When one’s country is being inundated with very disparate peoples it would seem an inopportune time to ‘Other’ the people who have been part of the population for a thousand years.

If it’s still acceptable to hate the Normans for whatever reason, then I guess the Irish can go on hating Strongbow and those who followed him, after all these centuries. How long can these hatreds be kept going? Wouldn’t burying the hatchet be a good move in this troubled time?

I suppose, if millennia-long grudges are the thing, then the American Indians have a right to hate Whites and to demand the whole North American continent back because — it isn’t fair that the other guys won.

Meanwhile, Mr. Kapur, the ‘British-Indian’ director, in trying to make a point in favor of his actual countrymen in India has made a historical faux pas; if only people could learn some historical lessons by this silly controversy.

Ulster and Dixie

Every year on this day, July 12th, the people of Ulster — or at least the Unionists, celebrate the Battle of the Boyne, which was a victory for King William of Orange, and a defeat for King James II.

“The Battle marked a turning point in Protestant history in the country. Over the years the day has also been marked by sectarian violence between pro-Unionist groups and pro-Republican forces.[…]

Why is there often trouble surrounding Orange Day?

Ulster’s population is split roughly in half between those from the Protestant and Catholic communities.
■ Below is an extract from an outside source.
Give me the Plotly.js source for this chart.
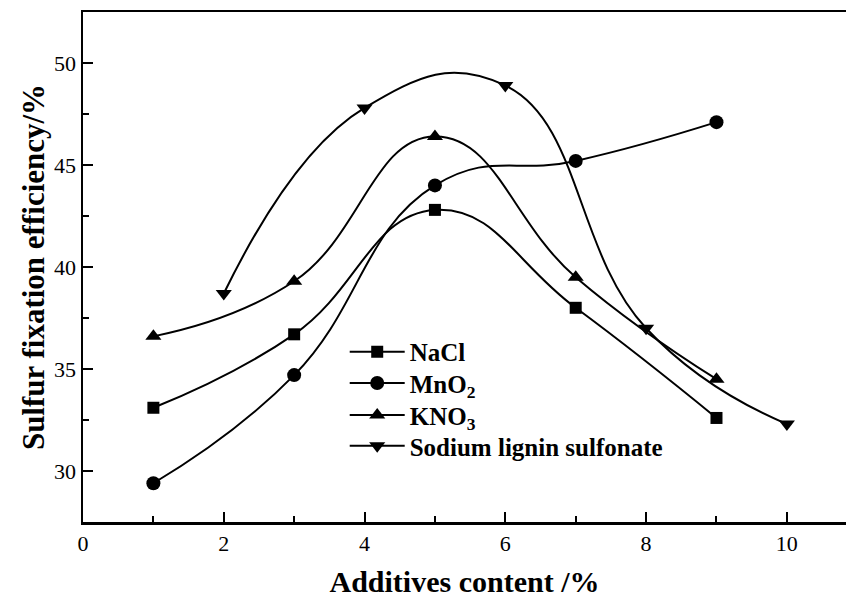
<!DOCTYPE html>
<html>
<head>
<meta charset="utf-8">
<script src="https://cdn.plot.ly/plotly-3.0.1.min.js"></script>
<style>html,body{margin:0;padding:0;background:#fff;}#chart{width:846px;height:598px;}</style>
</head>
<body>
<div id="chart"></div>
<script>
const xOdd = [1, 3, 5, 7, 9];
const xEven = [2, 4, 6, 8, 10];
const nacl = [33.1, 36.7, 42.8, 38.0, 32.6];
const mno2 = [29.4, 34.7, 44.0, 45.2, 47.1];
const kno3 = [36.6, 39.3, 46.4, 39.5, 34.5];
const sodium = [38.7, 47.8, 48.9, 37.0, 32.3];
const names = ['NaCl', 'MnO<sub>2</sub>', 'KNO<sub>3</sub>', 'Sodium lignin sulfonate'];

const lineStyle = {color: '#000', width: 2, shape: 'spline', smoothing: 1.3};
function tr(x, y, name, symbol, size, leg) {
  return {x: x, y: y, name: name, type: 'scatter', mode: 'lines+markers', legend: leg,
    line: lineStyle, marker: {symbol: symbol, size: size, color: '#000'}};
}
const data = [
  tr(xOdd, nacl, names[0], 'square', 12, 'legend'),
  tr(xOdd, mno2, names[1], 'circle', 14, 'legend2'),
  tr(xOdd, kno3, names[2], 'triangle-up', 14, 'legend3'),
  tr(xEven, sodium, names[3], 'triangle-down', 14, 'legend4')
];
const serif = '"Liberation Serif", "Times New Roman", serif';
function leg(y) {
  return {x: 0.343, y: y, xanchor: 'left', yanchor: 'middle', itemwidth: 55,
    bgcolor: 'rgba(0,0,0,0)', font: {family: serif, size: 25, color: '#000', weight: 'bold'}};
}
const layout = {
  width: 846, height: 598,
  margin: {l: 83, r: 0, t: 12, b: 76},
  paper_bgcolor: '#fff', plot_bgcolor: '#fff',
  font: {family: serif, color: '#000', size: 22},
  showlegend: true,
  legend: leg(0.3335), legend2: leg(0.2721), legend3: leg(0.2093), legend4: leg(0.149),
  xaxis: {range: [0, 10.84], showgrid: false, zeroline: false,
    showline: true, linecolor: '#000', linewidth: 2.5, mirror: true,
    ticks: 'inside', ticklen: 10, tickwidth: 2, tickcolor: '#000',
    tick0: 0, dtick: 2, tickfont: {family: serif, size: 22},
    minor: {ticks: 'inside', ticklen: 6, tickwidth: 2, tickcolor: '#000', dtick: 1, tick0: 0},
    title: {text: 'Additives content /%', font: {family: serif, size: 30, weight: 'bold'}, standoff: 16}},
  yaxis: {range: [27.5, 52.5], showgrid: false, zeroline: false,
    showline: true, linecolor: '#000', linewidth: 2.5,
    ticks: 'inside', ticklen: 10, tickwidth: 2, tickcolor: '#000',
    tick0: 30, dtick: 5, tickfont: {family: serif, size: 22},
    minor: {ticks: 'inside', ticklen: 6, tickwidth: 2, tickcolor: '#000', dtick: 2.5, tick0: 30},
    title: {text: 'Sulfur fixation efficiency/%', font: {family: serif, size: 31, weight: 'bold'}, standoff: 0}}
};
Plotly.newPlot('chart', data, layout, {displayModeBar: false, staticPlot: true});
</script>
</body>
</html>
For Orangemen, this almost a sacred day has been associated with violent scenes almost since the beginning. Starting before the Twelfth, the Orange Order and other Ulster loyalist marching bands hold large parades along routes decorated with British flags. Huge bonfires are lit. Many Protestants argue the marches are a cultural event.”
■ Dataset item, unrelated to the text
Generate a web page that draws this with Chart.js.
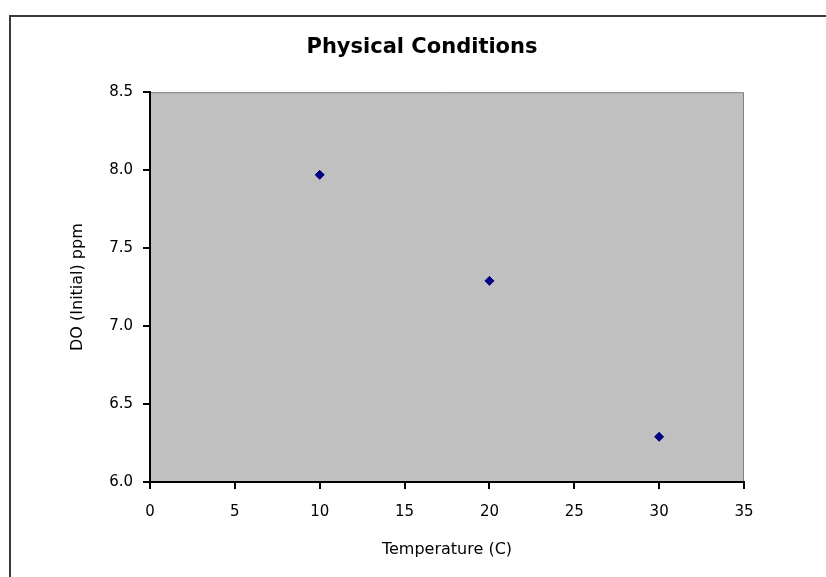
<!DOCTYPE html>
<html lang="en">
<head>
    <meta charset="utf-8" />
    <title>Physical Conditions</title>
    <script src="https://cdn.jsdelivr.net/npm/chart.js"></script>
    <style>
        html, body {
            margin: 0;
            padding: 0;
            background: #fff;
            overflow: hidden;
        }

        /* outer frame of the chart, runs off the right and bottom edge */
        .frame {
            position: absolute;
            left: 9px;
            top: 15px;
            width: 900px;
            height: 700px;
            border: 2px solid #3a3a3a;
        }

        #myChart {
            position: absolute;
            left: 0;
            top: 0;
        }
    </style>
</head>
<body>
    <div class="frame"></div>
    <canvas id="myChart" width="826" height="577"></canvas>
    <script>
        // data
        const temperature = [10, 20, 30];
        const doInitial = [7.97, 7.29, 6.29];

        const xTicks = [0, 5, 10, 15, 20, 25, 30, 35];
        const yTicks = [6.0, 6.5, 7.0, 7.5, 8.0, 8.5];

        const points = temperature.map((t, i) => ({ x: t, y: doInitial[i] }));

        // grey plot area with a thin grey edge at top and right
        const plotBackground = {
            id: 'plotBackground',
            beforeDraw(chart) {
                const { ctx, chartArea: a } = chart;
                ctx.save();
                ctx.fillStyle = '#c0c0c0';
                ctx.fillRect(a.left, a.top, a.right - a.left, a.bottom - a.top);
                ctx.strokeStyle = '#808080';
                ctx.lineWidth = 1;
                ctx.beginPath();
                ctx.moveTo(a.left, a.top + 0.5);
                ctx.lineTo(a.right - 0.5, a.top + 0.5);
                ctx.lineTo(a.right - 0.5, a.bottom);
                ctx.stroke();
                ctx.restore();
            }
        };

        const ctx = document.getElementById('myChart').getContext('2d');
        const myChart = new Chart(ctx, {
            type: 'scatter',
            data: {
                datasets: [{
                    data: points,
                    backgroundColor: '#000080',
                    borderColor: '#000080',
                    pointStyle: 'rectRot',
                    pointRadius: 4.5,
                    pointHoverRadius: 4.5
                }]
            },
            plugins: [plotBackground],
            options: {
                responsive: false,
                animation: false,
                layout: {
                    padding: { left: 18, right: 0, top: 0, bottom: 0 }
                },
                plugins: {
                    legend: { display: false },
                    tooltip: { enabled: false },
                    title: {
                        display: true,
                        text: 'Physical Conditions',
                        color: '#000',
                        font: { family: 'DejaVu Sans', size: 21, weight: 'bold' },
                        padding: { top: 35, bottom: 32 }
                    }
                },
                scales: {
                    x: {
                        type: 'linear',
                        min: 0,
                        max: 35,
                        afterBuildTicks: scale => {
                            scale.ticks = xTicks.map(v => ({ value: v }));
                        },
                        afterFit: scale => {
                            scale.height = 95;
                            scale.paddingLeft = 0;
                            scale.paddingRight = 82;
                        },
                        grid: {
                            drawOnChartArea: false,
                            color: '#000',
                            lineWidth: 2,
                            tickLength: 7
                        },
                        border: { color: '#000', width: 2 },
                        ticks: {
                            color: '#000',
                            padding: 14,
                            maxRotation: 0,
                            font: { family: 'DejaVu Sans', size: 15 }
                        },
                        title: {
                            display: true,
                            text: 'Temperature (C)',
                            color: '#000',
                            font: { family: 'DejaVu Sans', size: 16 },
                            padding: { top: 0, bottom: 18 }
                        }
                    },
                    y: {
                        type: 'linear',
                        min: 6,
                        max: 8.5,
                        afterBuildTicks: scale => {
                            scale.ticks = yTicks.map(v => ({ value: v }));
                        },
                        afterFit: scale => {
                            scale.width = 132;
                        },
                        grid: {
                            drawOnChartArea: false,
                            color: '#000',
                            lineWidth: 2,
                            tickLength: 7
                        },
                        border: { color: '#000', width: 2 },
                        ticks: {
                            color: '#000',
                            padding: 10,
                            font: { family: 'DejaVu Sans', size: 15 },
                            callback: v => v.toFixed(1)
                        },
                        title: {
                            display: true,
                            text: 'DO (Initial) ppm',
                            color: '#000',
                            font: { family: 'DejaVu Sans', size: 16 },
                            padding: { top: 50, bottom: 0 }
                        }
                    }
                }
            }
        });
    </script>
</body>
</html>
This history is not taught much in American schools, so the many Americans of Ulster ancestry are often not conversant with it. It should be better-known so that people here in the States might understand the history of the conflicts there through the centuries. Most Americans have simply heard that it’s Irishman-against-Irishman, with the only differences being over religious doctrine. That isn’t strictly true, because the conflict, though having a religious component, is more about ethnic and historical differences. Put most simply, the ‘Celtic’ Irish see the Ulster Protestants as interlopers, being descendants of those who came to Ireland as part of the Ulster Plantation, which placed Protestants from Scotland and the border counties of England in Ireland as colonists.

Many people in the Southern states claim mostly Ulster ancestry, or at least partially, and it is good to see that there is increasing awareness about the South’s links to Ulster. As I’ve tried to demonstrate on this blog, the Ulster folk were not all Scots, nor were they mainly Irish as we understand Irish; they were in many cases English, that is, of Anglo-Saxon descent, though few Americans seem to know this.

It seems as though there is an increasing awareness of these roots on the part of many people from Dixie, and it’s gratifying to see this. At the Ulster Awake blog, there’s a nice piece about the bond between Southron Americans of Ulster descent and the Ulster folk. It’s encouraging to see the photos of the murals and other tributes to their common roots.

It’s good to see that the Confederate Battle Flag is being displayed there by some Ulster folk as a mark of their solidarity with their Southron cousins, and I hope they continue to stand up against the propaganda onslaught, which apparently is taking place on that side of the Atlantic as well as on the American side.

Solidarity amongst all the Anglosphere peoples is a good thing; I hope it increases, but in order for that to happen, more of us have to become aware of our roots and our commonalities.